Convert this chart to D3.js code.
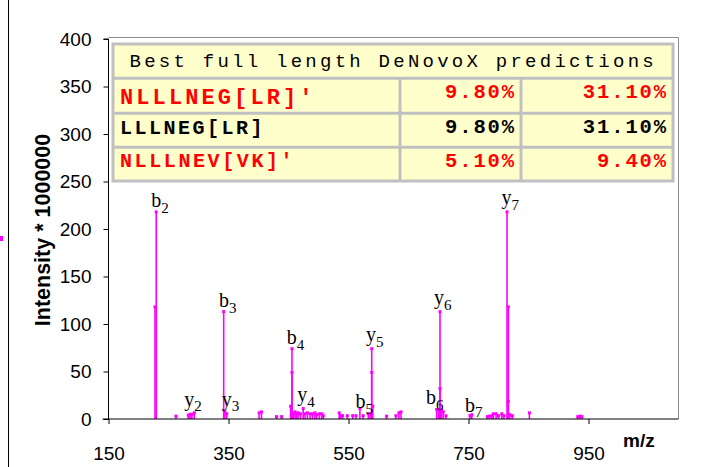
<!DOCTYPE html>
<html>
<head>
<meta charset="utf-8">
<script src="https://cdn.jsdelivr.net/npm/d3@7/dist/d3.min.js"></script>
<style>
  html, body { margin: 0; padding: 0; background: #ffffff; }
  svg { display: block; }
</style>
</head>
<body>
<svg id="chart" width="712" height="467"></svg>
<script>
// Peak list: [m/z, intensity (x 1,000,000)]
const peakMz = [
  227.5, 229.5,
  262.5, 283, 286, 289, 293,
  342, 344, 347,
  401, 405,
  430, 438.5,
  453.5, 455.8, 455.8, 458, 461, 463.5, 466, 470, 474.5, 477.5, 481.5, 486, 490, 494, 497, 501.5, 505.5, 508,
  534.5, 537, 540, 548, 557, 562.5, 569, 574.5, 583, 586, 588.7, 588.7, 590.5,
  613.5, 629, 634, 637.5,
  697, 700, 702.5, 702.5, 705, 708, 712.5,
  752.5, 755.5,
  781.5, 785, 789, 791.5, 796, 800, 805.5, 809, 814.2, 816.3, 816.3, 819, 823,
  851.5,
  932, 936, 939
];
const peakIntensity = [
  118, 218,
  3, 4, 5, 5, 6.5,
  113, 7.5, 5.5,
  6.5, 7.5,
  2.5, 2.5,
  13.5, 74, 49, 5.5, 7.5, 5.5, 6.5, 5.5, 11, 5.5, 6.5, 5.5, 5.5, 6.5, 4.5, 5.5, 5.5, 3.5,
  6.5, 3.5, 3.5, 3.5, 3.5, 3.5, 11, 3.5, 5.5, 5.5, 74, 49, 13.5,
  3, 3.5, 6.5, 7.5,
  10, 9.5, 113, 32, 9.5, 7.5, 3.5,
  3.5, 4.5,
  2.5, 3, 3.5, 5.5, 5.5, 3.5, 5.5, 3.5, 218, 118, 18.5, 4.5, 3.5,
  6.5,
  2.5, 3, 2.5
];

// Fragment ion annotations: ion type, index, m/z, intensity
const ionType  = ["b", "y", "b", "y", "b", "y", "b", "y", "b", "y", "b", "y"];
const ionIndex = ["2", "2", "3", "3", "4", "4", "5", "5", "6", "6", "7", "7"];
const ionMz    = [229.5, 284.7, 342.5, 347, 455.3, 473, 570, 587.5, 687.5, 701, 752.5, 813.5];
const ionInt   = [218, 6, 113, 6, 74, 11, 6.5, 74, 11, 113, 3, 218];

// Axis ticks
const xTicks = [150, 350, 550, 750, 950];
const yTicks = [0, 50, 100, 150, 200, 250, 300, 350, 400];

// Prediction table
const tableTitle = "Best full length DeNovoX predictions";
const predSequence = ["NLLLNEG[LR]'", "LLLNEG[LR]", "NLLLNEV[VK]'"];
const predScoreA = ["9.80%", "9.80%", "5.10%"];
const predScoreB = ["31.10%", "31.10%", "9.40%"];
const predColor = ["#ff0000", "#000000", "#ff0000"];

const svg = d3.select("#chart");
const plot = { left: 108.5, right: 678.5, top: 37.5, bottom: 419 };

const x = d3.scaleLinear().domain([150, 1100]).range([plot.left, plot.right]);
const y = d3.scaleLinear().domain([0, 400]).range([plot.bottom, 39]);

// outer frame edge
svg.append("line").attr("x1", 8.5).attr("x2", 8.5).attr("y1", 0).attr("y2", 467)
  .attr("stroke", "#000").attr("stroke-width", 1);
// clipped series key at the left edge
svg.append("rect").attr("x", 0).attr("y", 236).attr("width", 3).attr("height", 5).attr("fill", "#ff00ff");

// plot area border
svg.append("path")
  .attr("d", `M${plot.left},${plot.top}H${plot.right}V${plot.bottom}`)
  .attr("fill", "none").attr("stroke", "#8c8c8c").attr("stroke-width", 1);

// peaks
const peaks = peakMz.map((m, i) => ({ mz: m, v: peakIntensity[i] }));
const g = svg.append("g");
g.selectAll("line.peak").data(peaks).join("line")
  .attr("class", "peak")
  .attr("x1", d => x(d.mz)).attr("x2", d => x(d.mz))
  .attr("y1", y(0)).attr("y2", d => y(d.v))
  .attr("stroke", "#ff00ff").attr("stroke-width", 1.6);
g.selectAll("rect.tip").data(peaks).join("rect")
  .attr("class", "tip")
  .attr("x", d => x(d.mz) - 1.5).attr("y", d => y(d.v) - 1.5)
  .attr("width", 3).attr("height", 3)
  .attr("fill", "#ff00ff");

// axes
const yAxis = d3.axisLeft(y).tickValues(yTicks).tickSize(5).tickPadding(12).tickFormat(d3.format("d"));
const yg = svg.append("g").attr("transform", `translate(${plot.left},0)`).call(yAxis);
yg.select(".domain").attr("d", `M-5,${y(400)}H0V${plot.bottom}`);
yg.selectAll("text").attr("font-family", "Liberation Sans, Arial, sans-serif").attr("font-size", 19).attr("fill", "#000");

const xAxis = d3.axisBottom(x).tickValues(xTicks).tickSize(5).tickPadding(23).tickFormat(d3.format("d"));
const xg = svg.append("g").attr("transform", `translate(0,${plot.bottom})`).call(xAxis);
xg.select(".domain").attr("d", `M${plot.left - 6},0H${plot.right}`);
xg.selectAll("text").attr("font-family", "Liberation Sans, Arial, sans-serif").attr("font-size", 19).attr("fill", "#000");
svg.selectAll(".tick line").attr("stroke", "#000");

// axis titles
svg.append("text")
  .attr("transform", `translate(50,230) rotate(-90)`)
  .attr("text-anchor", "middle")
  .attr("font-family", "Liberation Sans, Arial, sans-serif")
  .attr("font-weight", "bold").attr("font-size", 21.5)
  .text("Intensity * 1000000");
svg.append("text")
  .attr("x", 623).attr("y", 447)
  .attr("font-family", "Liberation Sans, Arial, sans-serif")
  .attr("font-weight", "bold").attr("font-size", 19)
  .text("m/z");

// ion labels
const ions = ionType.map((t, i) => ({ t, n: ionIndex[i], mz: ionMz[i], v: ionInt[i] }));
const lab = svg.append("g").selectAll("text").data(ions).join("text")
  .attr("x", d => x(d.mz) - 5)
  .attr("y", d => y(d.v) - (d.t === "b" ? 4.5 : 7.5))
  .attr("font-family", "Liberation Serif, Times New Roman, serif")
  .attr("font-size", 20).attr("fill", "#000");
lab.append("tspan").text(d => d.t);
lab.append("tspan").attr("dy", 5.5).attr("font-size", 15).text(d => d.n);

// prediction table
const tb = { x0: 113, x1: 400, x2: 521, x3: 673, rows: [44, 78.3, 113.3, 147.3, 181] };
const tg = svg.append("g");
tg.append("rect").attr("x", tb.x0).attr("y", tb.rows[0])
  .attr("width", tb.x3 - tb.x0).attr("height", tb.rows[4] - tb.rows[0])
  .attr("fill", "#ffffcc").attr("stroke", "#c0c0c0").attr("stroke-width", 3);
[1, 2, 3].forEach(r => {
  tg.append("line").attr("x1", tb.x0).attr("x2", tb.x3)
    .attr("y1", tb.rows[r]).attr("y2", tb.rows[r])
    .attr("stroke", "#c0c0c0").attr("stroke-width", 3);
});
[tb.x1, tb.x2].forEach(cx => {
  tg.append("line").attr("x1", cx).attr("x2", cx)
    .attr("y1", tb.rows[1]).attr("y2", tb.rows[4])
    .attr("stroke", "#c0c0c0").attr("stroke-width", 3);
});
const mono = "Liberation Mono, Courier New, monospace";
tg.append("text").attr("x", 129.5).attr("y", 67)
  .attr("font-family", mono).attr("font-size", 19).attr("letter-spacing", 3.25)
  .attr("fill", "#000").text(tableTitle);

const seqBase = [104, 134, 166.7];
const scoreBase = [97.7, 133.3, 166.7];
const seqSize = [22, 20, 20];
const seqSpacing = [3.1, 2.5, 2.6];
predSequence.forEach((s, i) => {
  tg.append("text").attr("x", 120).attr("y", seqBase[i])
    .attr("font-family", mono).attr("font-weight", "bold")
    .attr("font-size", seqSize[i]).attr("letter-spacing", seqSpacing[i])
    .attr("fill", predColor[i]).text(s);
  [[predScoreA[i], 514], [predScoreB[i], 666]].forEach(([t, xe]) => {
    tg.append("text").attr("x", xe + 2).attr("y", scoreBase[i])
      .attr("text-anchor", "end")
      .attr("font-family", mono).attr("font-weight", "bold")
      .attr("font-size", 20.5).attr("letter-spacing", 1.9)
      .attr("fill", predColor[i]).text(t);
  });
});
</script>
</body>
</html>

» **Goal**
Without any pictures, reproduce the lines from the first one in the material through the line that has "113, 3, 218];", exactly as they appear.

» **Task output**
Convert this chart to D3.js code.
<!DOCTYPE html>
<html>
<head>
<meta charset="utf-8">
<script src="https://cdn.jsdelivr.net/npm/d3@7/dist/d3.min.js"></script>
<style>
  html, body { margin: 0; padding: 0; background: #ffffff; }
  svg { display: block; }
</style>
</head>
<body>
<svg id="chart" width="712" height="467"></svg>
<script>
// Peak list: [m/z, intensity (x 1,000,000)]
const peakMz = [
  227.5, 229.5,
  262.5, 283, 286, 289, 293,
  342, 344, 347,
  401, 405,
  430, 438.5,
  453.5, 455.8, 455.8, 458, 461, 463.5, 466, 470, 474.5, 477.5, 481.5, 486, 490, 494, 497, 501.5, 505.5, 508,
  534.5, 537, 540, 548, 557, 562.5, 569, 574.5, 583, 586, 588.7, 588.7, 590.5,
  613.5, 629, 634, 637.5,
  697, 700, 702.5, 702.5, 705, 708, 712.5,
  752.5, 755.5,
  781.5, 785, 789, 791.5, 796, 800, 805.5, 809, 814.2, 816.3, 816.3, 819, 823,
  851.5,
  932, 936, 939
];
const peakIntensity = [
  118, 218,
  3, 4, 5, 5, 6.5,
  113, 7.5, 5.5,
  6.5, 7.5,
  2.5, 2.5,
  13.5, 74, 49, 5.5, 7.5, 5.5, 6.5, 5.5, 11, 5.5, 6.5, 5.5, 5.5, 6.5, 4.5, 5.5, 5.5, 3.5,
  6.5, 3.5, 3.5, 3.5, 3.5, 3.5, 11, 3.5, 5.5, 5.5, 74, 49, 13.5,
  3, 3.5, 6.5, 7.5,
  10, 9.5, 113, 32, 9.5, 7.5, 3.5,
  3.5, 4.5,
  2.5, 3, 3.5, 5.5, 5.5, 3.5, 5.5, 3.5, 218, 118, 18.5, 4.5, 3.5,
  6.5,
  2.5, 3, 2.5
];

// Fragment ion annotations: ion type, index, m/z, intensity
const ionType  = ["b", "y", "b", "y", "b", "y", "b", "y", "b", "y", "b", "y"];
const ionIndex = ["2", "2", "3", "3", "4", "4", "5", "5", "6", "6", "7", "7"];
const ionMz    = [229.5, 284.7, 342.5, 347, 455.3, 473, 570, 587.5, 687.5, 701, 752.5, 813.5];
const ionInt   = [218, 6, 113, 6, 74, 11, 6.5, 74, 11, 113, 3, 218];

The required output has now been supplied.